For years, bankers have been arguing among themselves about how to profitably offer services to low-income Americans. Last week, with the rollout of a partnership with Green Dot Bank, Walmart may have settled the question, effectively saying, “Banks can’t. But we can.”
Walmart sees money to be made by filling the financial needs of customers who want services such as bill paying and check cashing but aren’t going to keep a significant amount of money on deposit. Without those deposits to lend against, banks can’t earn interest income, their most traditional route to profits.
As a result, banks have made little effort to reach out to such customers, leaving them with little or no connection to the banking industry. Within the business these unwanted customers are known as the “unbanked.” They generally manage their financial services needs through a patchwork (and expensive) combination of products available from storefront check cashers, providers of money orders and other high-fee service providers.
Bankers dedicate annual conferences to the question of how to profitably serve the unbanked. The thinking is that with tens of millions of Americans in that situation, there must be a way to make money off them. So far, though, nobody has succeeded, and that’s largely due to the banking industry’s business model.
A large part of the problem is that the low-income customer generally needs the kind of services that banks really would prefer not to offer: in-person check cashing, money order sales, and other transactions that require a face-to-face meeting in a physical branch.
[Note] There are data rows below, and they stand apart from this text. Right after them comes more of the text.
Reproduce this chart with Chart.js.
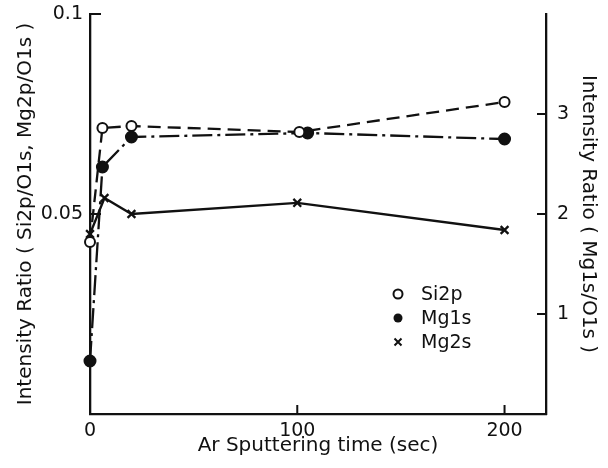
<!DOCTYPE html>
<html>
<head>
<meta charset="utf-8">
<script src="https://cdn.jsdelivr.net/npm/chart.js@4.4.1/dist/chart.umd.min.js"></script>
<style>
  html, body { margin: 0; padding: 0; background: #fff; }
</style>
</head>
<body>
<canvas id="c" width="608" height="468"></canvas>
<script>
// values
const timeSi2p = [0, 6, 20, 101, 200];
const si2p = [0.043, 0.0715, 0.072, 0.0705, 0.078];

const timeMg1s = [0, 6, 20, 105, 200];
const mg1s = [0.53, 2.47, 2.77, 2.81, 2.75];

const timeMg2s = [0, 7, 20, 100, 200];
const mg2s = [0.045, 0.054, 0.050, 0.0528, 0.046];

const xTicks = [0, 100, 200];
const leftTicks = [0.05, 0.1];
const rightTicks = [1, 2, 3];

const INK = "#111";
const FONT = "'DejaVu Sans', sans-serif";

function pts(xs, ys) {
  return xs.map((x, i) => ({ x, y: ys[i] }));
}

function fixedTicks(list) {
  return scale => { scale.ticks = list.map(v => ({ value: v })); };
}

// fix the box sizes so the plot lands where the figure has it
function fitBox(w, h) {
  return s => {
    if (w) s.width = w;
    if (h) s.height = h;
    s.paddingTop = 0; s.paddingBottom = 0;
    s.paddingLeft = 0; s.paddingRight = 0;
  };
}

// ticks in the figure point into the plot, so draw them by hand
const inwardTicks = {
  id: "inwardTicks",
  afterDraw(chart) {
    const { ctx, chartArea: a, scales } = chart;
    const len = 9;
    ctx.save();
    ctx.strokeStyle = INK;
    ctx.lineWidth = 2;
    ctx.beginPath();
    xTicks.forEach(v => {
      const px = scales.x.getPixelForValue(v);
      ctx.moveTo(px, a.bottom);
      ctx.lineTo(px, a.bottom - len);
    });
    leftTicks.forEach(v => {
      const py = scales.yL.getPixelForValue(v);
      ctx.moveTo(a.left, py);
      ctx.lineTo(a.left + len + 2, py);
    });
    rightTicks.forEach(v => {
      const py = scales.yR.getPixelForValue(v);
      ctx.moveTo(a.right, py);
      ctx.lineTo(a.right - len, py);
    });
    ctx.stroke();
    ctx.restore();
  }
};

// legend sits inside the plot, lower right
const innerLegend = {
  id: "innerLegend",
  afterDraw(chart) {
    const { ctx, chartArea: a } = chart;
    const x0 = a.left + 308;
    const y0 = a.top + 280;
    const gap = 24;
    ctx.save();
    ctx.fillStyle = INK;
    ctx.strokeStyle = INK;
    ctx.font = "19px " + FONT;
    ctx.textBaseline = "middle";
    chart.data.datasets.forEach((ds, i) => {
      const y = y0 + i * gap;
      ctx.lineWidth = 2;
      if (ds.pointStyle === "crossRot") {
        ctx.beginPath();
        ctx.moveTo(x0 - 3.5, y - 3.5); ctx.lineTo(x0 + 3.5, y + 3.5);
        ctx.moveTo(x0 + 3.5, y - 3.5); ctx.lineTo(x0 - 3.5, y + 3.5);
        ctx.stroke();
      } else {
        ctx.beginPath();
        ctx.arc(x0, y, 4.5, 0, Math.PI * 2);
        if (ds.pointBackgroundColor === INK) ctx.fill();
        else ctx.stroke();
      }
      ctx.fillText(ds.label, x0 + 23, y + 1);
    });
    ctx.restore();
  }
};

const base = {
  borderColor: INK,
  borderWidth: 2.3,
  pointBorderColor: INK,
  pointBorderWidth: 2,
  tension: 0,
  clip: false,
};

new Chart(document.getElementById("c"), {
  type: "line",
  data: {
    datasets: [
      { ...base, label: "Si2p", data: pts(timeSi2p, si2p), yAxisID: "yL",
        borderDash: [13, 7], pointStyle: "circle", pointRadius: 5, pointBackgroundColor: "#fff" },
      { ...base, label: "Mg1s", data: pts(timeMg1s, mg1s), yAxisID: "yR",
        borderDash: [20, 5, 3, 5], pointStyle: "circle", pointRadius: 5.5, pointBackgroundColor: INK },
      { ...base, label: "Mg2s", data: pts(timeMg2s, mg2s), yAxisID: "yL",
        pointStyle: "crossRot", pointRadius: 5.5, pointBorderWidth: 2.3, pointBackgroundColor: INK },
    ],
  },
  options: {
    responsive: false,
    animation: false,
    layout: { padding: { top: 14, left: 0, right: 0, bottom: 0 } },
    plugins: { legend: { display: false }, tooltip: { enabled: false } },
    scales: {
      x: {
        type: "linear", min: 0, max: 220,
        afterBuildTicks: fixedTicks(xTicks),
        afterFit: fitBox(0, 54),
        grid: { drawOnChartArea: false, drawTicks: false },
        border: { color: INK, width: 2.3 },
        ticks: { color: INK, font: { family: FONT, size: 19 }, padding: 6 },
        title: { display: true, text: "Ar Sputtering time (sec)", color: INK,
                 font: { family: FONT, size: 20 }, padding: { bottom: 10 } },
      },
      yL: {
        type: "linear", position: "left", min: 0, max: 0.1,
        afterBuildTicks: fixedTicks(leftTicks),
        afterFit: fitBox(90, 0),
        grid: { drawOnChartArea: false, drawTicks: false },
        border: { color: INK, width: 2.3 },
        ticks: { color: INK, font: { family: FONT, size: 19 }, padding: 7,
                 callback: v => String(v) },
        title: { display: true, text: "Intensity Ratio ( Si2p/O1s, Mg2p/O1s )", color: INK,
                 font: { family: FONT, size: 20 }, padding: { top: 14 } },
      },
      yR: {
        type: "linear", position: "right", min: 0, max: 4,
        afterBuildTicks: fixedTicks(rightTicks),
        afterFit: fitBox(62, 0),
        grid: { drawOnChartArea: false, drawTicks: false },
        border: { color: INK, width: 2.3 },
        ticks: { color: INK, font: { family: FONT, size: 19 }, padding: 11 },
        title: { display: true, text: "Intensity Ratio ( Mg1s/O1s )", color: INK,
                 font: { family: FONT, size: 20 }, padding: { top: 8 } },
      },
    },
  },
  plugins: [inwardTicks, innerLegend],
});
</script>
</body>
</html>
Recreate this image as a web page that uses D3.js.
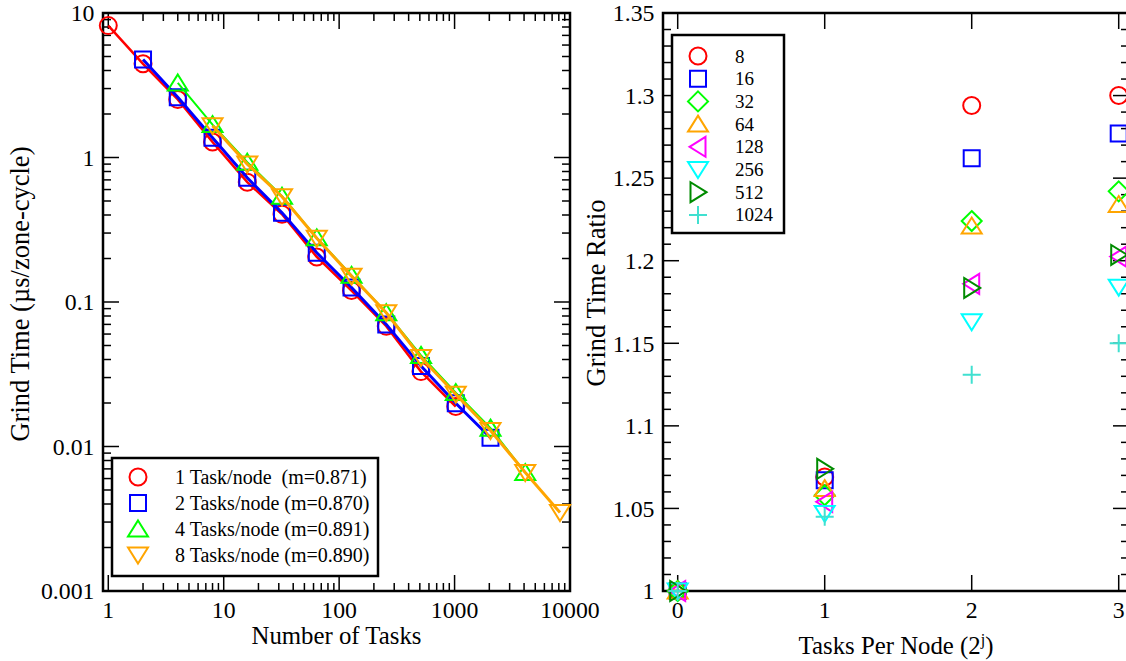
<!DOCTYPE html>
<html><head><meta charset="utf-8">
<script src="https://cdn.jsdelivr.net/npm/d3@7"></script>
<style>
html,body{margin:0;padding:0;background:#fff;}
svg text{font-family:"Liberation Serif","Times New Roman",serif;fill:#000;}
</style></head>
<body>
<svg id="c" width="1126" height="661"></svg>
<script>
// ---------- Left panel data ----------
const tasks1 = [1,2,4,8,16,32,64,128,256,512,1024];
const time1  = [8.18,4.45,2.52,1.28,0.675,0.405,0.205,0.120,0.068,0.033,0.0189];
const tasks2 = [2,4,8,16,32,64,128,256,512,1024,2048];
const time2  = [4.76,2.61,1.37,0.724,0.414,0.219,0.126,0.070,0.036,0.0199,0.0115];
const tasks4 = [4,8,16,32,64,128,256,512,1024,2048,4096];
const time4  = [3.28,1.69,0.928,0.540,0.278,0.153,0.0843,0.0427,0.0236,0.0134,0.0066];
const tasks8 = [8,16,32,64,128,256,512,1024,2048,4096,8192];
const time8  = [1.66,0.90,0.535,0.276,0.151,0.0843,0.0413,0.0230,0.0129,0.0066,0.00349];
const leftLegend = ["1 Task/node  (m=0.871)","2 Tasks/node (m=0.870)","4 Tasks/node (m=0.891)","8 Tasks/node (m=0.890)"];
const leftXTicks = [1,10,100,1000,10000];
const leftXLabels = ["1","10","100","1000","10000"];
const leftYTicks = [0.001,0.01,0.1,1,10];
const leftYLabels = ["0.001","0.01","0.1","1","10"];

// ---------- Right panel data ----------
const xj = [0,1,2,3];
const r8    = [1,1.069,1.294,1.300];
const r16   = [1,1.067,1.262,1.277];
const r32   = [1,1.058,1.224,1.242];
const r64   = [1,1.062,1.221,1.234];
const r128  = [1,1.054,1.186,1.2025];
const r256  = [1,1.047,1.163,1.184];
const r512  = [1,1.074,1.1835,1.2035];
const r1024 = [1,1.045,1.131,1.150];
const rightNames = ["8","16","32","64","128","256","512","1024"];
const rightYTicks = [1,1.05,1.1,1.15,1.2,1.25,1.3,1.35];
const rightYLabels = ["1","1.05","1.1","1.15","1.2","1.25","1.3","1.35"];
const rightXTicks = [0,1,2,3];

// ---------- helpers ----------
function symPath(t){
  switch(t){
    case "circle": return d3.symbol(d3.symbolCircle, Math.PI*8.5*8.5)();
    case "square": return "M-8,-8H8V8H-8Z";
    case "diamond": return "M0,-10L10,0L0,10L-10,0Z";
    case "up": return "M0,-8.5L10,7.5L-10,7.5Z";
    case "down": return "M0,8.5L10,-7.5L-10,-7.5Z";
    case "left": return "M-8.5,0L7.5,-10L7.5,10Z";
    case "right": return "M8.5,0L-7.5,-10L-7.5,10Z";
    case "plus": return "M-9,0H9M0,-9V9";
  }
}
const svg = d3.select("#c");
const FS_TICK = 23.8, FS_XTITLE = 24.8, FS_YTITLE = 26.5;

// =================== LEFT PANEL ===================
const L = {x0:103,x1:570,y0:13,y1:591};
const lx = d3.scaleLog().domain([0.9,10000]).range([L.x0,L.x1]);
const ly = d3.scaleLog().domain([0.001,10]).range([L.y1,L.y0]);
const gL = svg.append("g");

function logMinors(lo,hi){const a=[];for(let e=Math.floor(Math.log10(lo));e<=Math.ceil(Math.log10(hi));e++){for(let k=2;k<=9;k++){const v=k*Math.pow(10,e);if(v>lo&&v<hi)a.push(v);}}return a;}
const lxMin = logMinors(1,10000), lyMin = logMinors(0.001,10);
const tk = gL.append("g").attr("stroke","#000").attr("stroke-width",1.5);
leftXTicks.forEach(v=>{const x=lx(v);
  tk.append("line").attr("x1",x).attr("x2",x).attr("y1",L.y1).attr("y2",L.y1-16);
  tk.append("line").attr("x1",x).attr("x2",x).attr("y1",L.y0).attr("y2",L.y0+16);});
lxMin.forEach(v=>{const x=lx(v);
  tk.append("line").attr("x1",x).attr("x2",x).attr("y1",L.y1).attr("y2",L.y1-8);
  tk.append("line").attr("x1",x).attr("x2",x).attr("y1",L.y0).attr("y2",L.y0+8);});
leftYTicks.forEach(v=>{const y=ly(v);
  tk.append("line").attr("x1",L.x0).attr("x2",L.x0+16).attr("y1",y).attr("y2",y);
  tk.append("line").attr("x1",L.x1).attr("x2",L.x1-16).attr("y1",y).attr("y2",y);});
lyMin.forEach(v=>{const y=ly(v);
  tk.append("line").attr("x1",L.x0).attr("x2",L.x0+8).attr("y1",y).attr("y2",y);
  tk.append("line").attr("x1",L.x1).attr("x2",L.x1-8).attr("y1",y).attr("y2",y);});
gL.append("rect").attr("x",L.x0).attr("y",L.y0).attr("width",L.x1-L.x0).attr("height",L.y1-L.y0)
  .attr("fill","none").attr("stroke","#000").attr("stroke-width",2.5);
leftXTicks.forEach((v,i)=>gL.append("text").attr("x",lx(v)).attr("y",618).attr("text-anchor","middle")
  .attr("font-size",FS_TICK).text(leftXLabels[i]));
leftYTicks.forEach((v,i)=>gL.append("text").attr("x",L.x0-8.5).attr("y",ly(v)).attr("dy","0.35em").attr("text-anchor","end")
  .attr("font-size",FS_TICK).text(leftYLabels[i]));
gL.append("text").attr("x",(L.x0+L.x1)/2).attr("y",644).attr("text-anchor","middle").attr("font-size",FS_XTITLE).text("Number of Tasks");
gL.append("text").attr("transform",`translate(29,294) rotate(-90)`).attr("text-anchor","middle")
  .attr("font-size",FS_YTITLE).text("Grind Time (µs/zone-cycle)");

const leftSeries = [
  {x:tasks1,y:time1,color:"#ff0000",sym:"circle",lw:2.5},
  {x:tasks2,y:time2,color:"#0000ff",sym:"square",lw:3},
  {x:tasks4,y:time4,color:"#00ff00",sym:"up",lw:2},
  {x:tasks8,y:time8,color:"#ffa500",sym:"down",lw:3}
];
const lineL = d3.line().x(d=>lx(d[0])).y(d=>ly(d[1]));
leftSeries.forEach(s=>{
  const pts = s.x.map((v,i)=>[v,s.y[i]]);
  gL.append("path").attr("d",lineL(pts)).attr("fill","none").attr("stroke",s.color).attr("stroke-width",s.lw);
  gL.selectAll(null).data(pts).enter().append("path").attr("d",symPath(s.sym))
    .attr("transform",d=>`translate(${lx(d[0])},${ly(d[1])})`)
    .attr("fill","none").attr("stroke",s.color).attr("stroke-width",2);
});
const lg = gL.append("g");
lg.append("rect").attr("x",112).attr("y",458).attr("width",266).attr("height",118).attr("fill","#fff").attr("stroke","#000").attr("stroke-width",2.5);
leftSeries.forEach((s,i)=>{
  const cy = 477 + i*26;
  lg.append("path").attr("d",symPath(s.sym)).attr("transform",`translate(138,${cy})`).attr("fill","none").attr("stroke",s.color).attr("stroke-width",2);
  lg.append("text").attr("x",175).attr("y",cy+6.7).attr("font-size",20).style("white-space","pre").text(leftLegend[i]);
});

// =================== RIGHT PANEL ===================
const R = {x0:663,x1:1129,y0:13,y1:591};
const rx = d3.scaleLinear().domain([-0.1,3.07]).range([R.x0,R.x1]);
const ry = d3.scaleLinear().domain([1,1.35]).range([R.y1,R.y0]);
const gR = svg.append("g");
const tr = gR.append("g").attr("stroke","#000").attr("stroke-width",1.5);
rightXTicks.forEach(v=>{const x=rx(v);
  tr.append("line").attr("x1",x).attr("x2",x).attr("y1",R.y1).attr("y2",R.y1-16);
  tr.append("line").attr("x1",x).attr("x2",x).attr("y1",R.y0).attr("y2",R.y0+16);});
d3.range(0,36).forEach(k=>{const v=1+k*0.01;const y=ry(v);const major=(k%5===0);const len=major?16:8;
  tr.append("line").attr("x1",R.x0).attr("x2",R.x0+len).attr("y1",y).attr("y2",y);
  tr.append("line").attr("x1",R.x1).attr("x2",R.x1-len).attr("y1",y).attr("y2",y);});
gR.append("rect").attr("x",R.x0).attr("y",R.y0).attr("width",R.x1-R.x0).attr("height",R.y1-R.y0)
  .attr("fill","none").attr("stroke","#000").attr("stroke-width",2.5);
rightXTicks.forEach(v=>gR.append("text").attr("x",rx(v)).attr("y",618).attr("text-anchor","middle").attr("font-size",FS_TICK).text(String(v)));
rightYTicks.forEach((v,i)=>gR.append("text").attr("x",R.x0-8.5).attr("y",ry(v)).attr("dy","0.35em").attr("text-anchor","end").attr("font-size",FS_TICK).text(rightYLabels[i]));
const xt = gR.append("text").attr("x",(R.x0+R.x1)/2).attr("y",654).attr("text-anchor","middle").attr("font-size",FS_XTITLE);
xt.append("tspan").text("Tasks Per Node (2");
xt.append("tspan").attr("dy",-9).attr("font-size",16).text("j");
xt.append("tspan").attr("dy",9).text(")");
gR.append("text").attr("transform",`translate(605,293) rotate(-90)`).attr("text-anchor","middle").attr("font-size",FS_YTITLE).text("Grind Time Ratio");

const rightSeries = [
  {y:r8,color:"#ff0000",sym:"circle"},
  {y:r16,color:"#0000ff",sym:"square"},
  {y:r32,color:"#00ff00",sym:"diamond"},
  {y:r64,color:"#ffa500",sym:"up"},
  {y:r128,color:"#ff00ff",sym:"left"},
  {y:r256,color:"#00ffff",sym:"down"},
  {y:r512,color:"#008b00",sym:"right"},
  {y:r1024,color:"#40e0d0",sym:"plus"}
];
rightSeries.forEach(s=>{
  const pts = xj.map((v,i)=>[v,s.y[i]]);
  gR.selectAll(null).data(pts).enter().append("path").attr("d",symPath(s.sym))
    .attr("transform",d=>`translate(${rx(d[0])},${ry(d[1])})`)
    .attr("fill","none").attr("stroke",s.color).attr("stroke-width",2);
});
const rg = gR.append("g");
rg.append("rect").attr("x",672).attr("y",35).attr("width",112).attr("height",198).attr("fill","#fff").attr("stroke","#000").attr("stroke-width",2.5);
rightSeries.forEach((s,i)=>{
  const cy = 56 + i*22.7;
  rg.append("path").attr("d",symPath(s.sym)).attr("transform",`translate(698,${cy})`).attr("fill","none").attr("stroke",s.color).attr("stroke-width",2);
  rg.append("text").attr("x",735).attr("y",cy+6.5).attr("font-size",19).text(rightNames[i]);
});
</script>
</body></html>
Banks have, for a decade or more, been trying to push consumers out of those expensive brick-and-mortar branches and into remote services that are much cheaper and more efficient to offer. That strategy has worked so well that low-income consumers have been pushed out to the point that they simply don’t have banking relationships anymore.
Walmart spotted this void years ago and began trying to fill it with inexpensive check cashing, money orders and online bill-pay transactions, all offered from existing stores.
Walmart’s entrance into those areas is just part of a long history of drama between the nation’s largest retailer and the banking industry. Years ago, Walmart made several attempts to secure a bank charter, which would have allowed the company to set up an FDIC-insured financial institution. At the time, Walmart insisted that is was only interested in being able to process its own credit card transactions without paying a third party processor’s fees. But the banking industry’s representatives in Washington were having none of it, and they launched a full-court press lobbying push that, over several years, defeated Walmart’s repeated efforts.
Walmart was, at the time, already offering basic transactions, which the giant retailer has only expanded since then. The addition last week of a low-fee electronic checking account from Green Dot may have at the same time acknowledged that the banking industry’s efforts were successful, and that they ultimately didn’t matter.
Walmart is ideally placed to offer the kind of services that low-income customers need but banks don’t want to offer. The company can place its financial centers in existing stores, which already attract the same customer base, without substantially increasing its expenses. The added banking services, not incidentally, can bring customers to those stores, with paychecks in hand, where they can buy any of the thousands of consumer products Walmart sells.
The verdict may not be officially out, but it now looks as though the question of serving the unbanked has largely been solved, and the banking industry came out on the losing end.